In the early 1990s, Telco's Chairman Ratan Tata (Tata), was flirting with the idea of developing a small car. By mid-1994 a rudimentary design was in place. In 1995, Telco announced that it planned to build a car which would be priced close to the Maruti 800, shaped like the Zen, and spacious as an Ambassador. Producing the new small car - Indica - represented a different kind of challenge for Telco. Should Tata succeed, he would change the face of Telco.

As a truck-maker, Telco was so integrated that it even made it own castings and forgings. As an automaker, it would have to focus on the value chain that stretched between raw materials and after-sales service as well as assembling the parts into the complete automobile. For its new venture, Telco outsourced 80% of the components (1,200 of its 1,500-plus parts), from 200-odd vendors. To develop the Indica, Telco had to combine the learnings from its predecessors with its own unique supply chain management strategies to ensure a sustainable low-cost platform.

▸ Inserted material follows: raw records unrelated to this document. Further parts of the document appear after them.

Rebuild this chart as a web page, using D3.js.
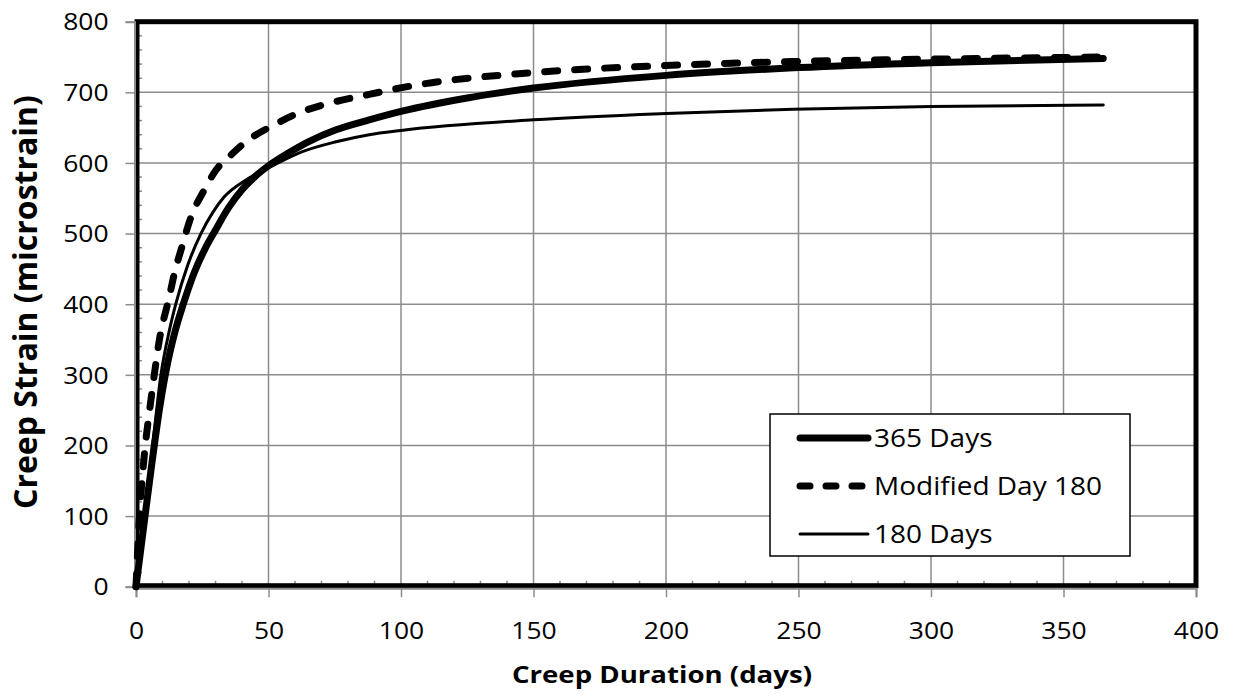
<!DOCTYPE html>
<html><head><meta charset="utf-8">
<script src="https://cdn.jsdelivr.net/npm/d3@7"></script>
<style>body{margin:0;background:#fff}text{font-family:"Open Sans","Liberation Sans",sans-serif}</style>
</head><body>
<svg id="c" width="1233" height="696"></svg>
<script>
const xTicks = [0,50,100,150,200,250,300,350,400];
const yTicks = [0,100,200,300,400,500,600,700,800];
const seriesNames = ["365 Days","Modified Day 180","180 Days"];
// [day, microstrain]
const days365 = [[0,0],[3,88],[6,175],[9,255],[12,318],[15,365],[18,402],[22,445],[26,478],[30,505],[35,537],[40,562],[45,581],[50,596],[57,613],[65,630],[75.5,647],[88,661],[100,673],[125,692],[150,706],[200,724],[250,735],[300,742],[365,748]];
const modified180 = [[0,0],[1.3,100],[2.3,151],[3.5,200],[5,246],[6.9,300],[8.8,349],[12.6,411],[14.5,444],[17,477],[20.8,524],[25.8,562],[30.2,590],[35.2,609],[41.5,630],[51.6,653],[62.9,673],[75.5,687],[88,697],[98,705],[107,711],[150,728],[200,738],[248,743.5],[300,747],[365,750]];
const days180 = [[0,0],[3.1,100],[6.3,200],[9.4,300],[12.6,363],[15,400],[19.5,455],[24.5,500],[29,530],[33.3,552],[41.5,576],[50,593],[62.8,616],[75.5,630],[88,640],[100,646],[150,661],[200,670],[248,676],[300,680],[365,682]];

const svg = d3.select("#c");
const L=136, R=1196, T=21.7, B=586.7;
const x = d3.scaleLinear().domain([0,400]).range([L,R]);
const y = d3.scaleLinear().domain([0,800]).range([B,T]);
const grid="#8c8c8c";

// gridlines
svg.append("g").selectAll("line").data(xTicks.slice(1,-1)).join("line")
  .attr("x1",d=>x(d)).attr("x2",d=>x(d)).attr("y1",T).attr("y2",B)
  .attr("stroke",grid).attr("stroke-width",1.5);
svg.append("g").selectAll("line").data(yTicks.slice(1,-1)).join("line")
  .attr("y1",d=>y(d)).attr("y2",d=>y(d)).attr("x1",L).attr("x2",R)
  .attr("stroke",grid).attr("stroke-width",1.5);

// minor ticks (inward)
const xMinor = d3.range(0,401,10).filter(v=>v%50!==0);
const yMinor = d3.range(0,801,20).filter(v=>v%100!==0);
svg.append("g").selectAll("line").data(xMinor).join("line")
  .attr("x1",d=>x(d)).attr("x2",d=>x(d)).attr("y1",B).attr("y2",B-6)
  .attr("stroke",grid).attr("stroke-width",1.5);
svg.append("g").selectAll("line").data(yMinor).join("line")
  .attr("y1",d=>y(d)).attr("y2",d=>y(d)).attr("x1",L).attr("x2",L+6)
  .attr("stroke",grid).attr("stroke-width",1.5);

// frame
svg.append("rect").attr("x",L+1).attr("y",T).attr("width",R-L-1).attr("height",B-T-1)
  .attr("fill","none").attr("stroke","#000").attr("stroke-width",5);

// axes
const xAxis = d3.axisBottom(x).tickValues(xTicks).tickSize(9).tickPadding(10);
const gx = svg.append("g").attr("transform",`translate(0,${B+1.5})`).call(xAxis);
const yAxis = d3.axisLeft(y).tickValues(yTicks).tickSize(9).tickPadding(12);
const gy = svg.append("g").attr("transform",`translate(${L-1.5},0)`).call(yAxis);
[gx,gy].forEach(g=>{
  g.select(".domain").attr("stroke",grid).attr("stroke-width",2);
  g.selectAll(".tick line").attr("stroke",grid).attr("stroke-width",1.5);
  g.selectAll(".tick text").attr("fill","#000").style("font-size","23px");
});
gx.selectAll(".tick text").attr("y",0).attr("dy",null).attr("transform","translate(0,51) scale(1.15,1)");
gy.selectAll(".tick text").attr("x",0).attr("dy","0.36em").attr("transform","translate(-26,0) scale(1.15,1)");

// lines
const line = d3.line().x(d=>x(d[0])).y(d=>y(d[1])).curve(d3.curveMonotoneX);
svg.append("path").datum(days180).attr("d",line).attr("fill","none")
  .attr("stroke","#000").attr("stroke-width",3).attr("stroke-linecap","round");
svg.append("path").datum(days365).attr("d",line).attr("fill","none")
  .attr("stroke","#000").attr("stroke-width",7).attr("stroke-linecap","round");
svg.append("path").datum(modified180).attr("d",line).attr("fill","none")
  .attr("stroke","#000").attr("stroke-width",7).attr("stroke-linecap","round")
  .attr("stroke-dasharray","13,17");

// legend
const lg = svg.append("g");
lg.append("rect").attr("x",770).attr("y",414).attr("width",360).attr("height",142)
  .attr("fill","#fff").attr("stroke","#000").attr("stroke-width",1.5);
const styles=[{w:7,dash:null},{w:7,dash:"10,16"},{w:3,dash:null}];
seriesNames.forEach((n,i)=>{
  const yy=438+i*48;
  lg.append("line").attr("x1",800).attr("x2",868).attr("y1",yy).attr("y2",yy)
    .attr("stroke","#000").attr("stroke-width",styles[i].w).attr("stroke-linecap","round")
    .attr("stroke-dasharray",styles[i].dash);
  lg.append("text").attr("transform",`translate(874,${yy}) scale(1.12,1)`).attr("dy","0.36em")
    .style("font-size","25px").text(n);
});

// axis titles
svg.append("text").attr("transform","translate(662,683) scale(1.2,1)").attr("text-anchor","middle")
  .style("font-size","23px").style("font-weight","bold").text("Creep Duration (days)");
svg.append("text").attr("transform","translate(37,302) rotate(-90)").attr("text-anchor","middle")
  .style("font-size","32px").style("font-weight","bold").text("Creep Strain (microstrain)");
</script></body></html>
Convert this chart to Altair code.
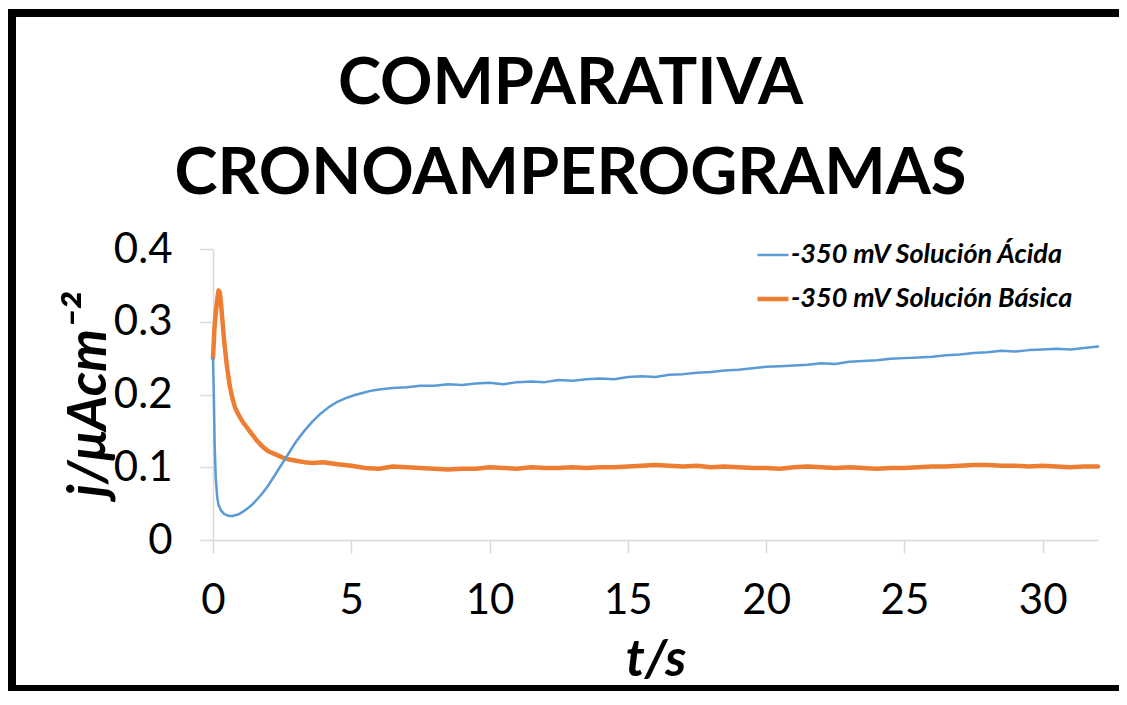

By learning to build and manage a supply chain, it would set the ground for leveraging the capabilities of the automotive component-manufacturers who already operated in its target markets. In other words, Telco planned to use its skills as an integrator--bringing together products and services from both upstream and downstream operations, and packaging them for the customer under a brand name in its new venture. Globally, a car could be built in 48 months with an investment of US $ 3 billion (Rs 127.5 billion). Indica, was built in 31 months on a budget of Rs 17 billion. This seemed to have been possible by focussing on the supply chain.

The Outsourcing Strategy

For Telco, outsourcing seemed to be one of the most difficult aspects of producing the Indica. Unlike global automobile majors, Ford Motors or General Motors, which had a global vendor-base that could be replicated on a smaller scale in India, Telco had to create a vendor-base from scratch. Moreover, it did not have the expertise either to design a car or to build an engine for it. Against this background, Telco had to take its primary 'make-or-buy' decisions for the key inputs-design, engine, and transmission. Telco decided to shop globally for the best deals and use its own expertise to make whatever modifications were needed (Refer Table III for the components outsourced by Telco).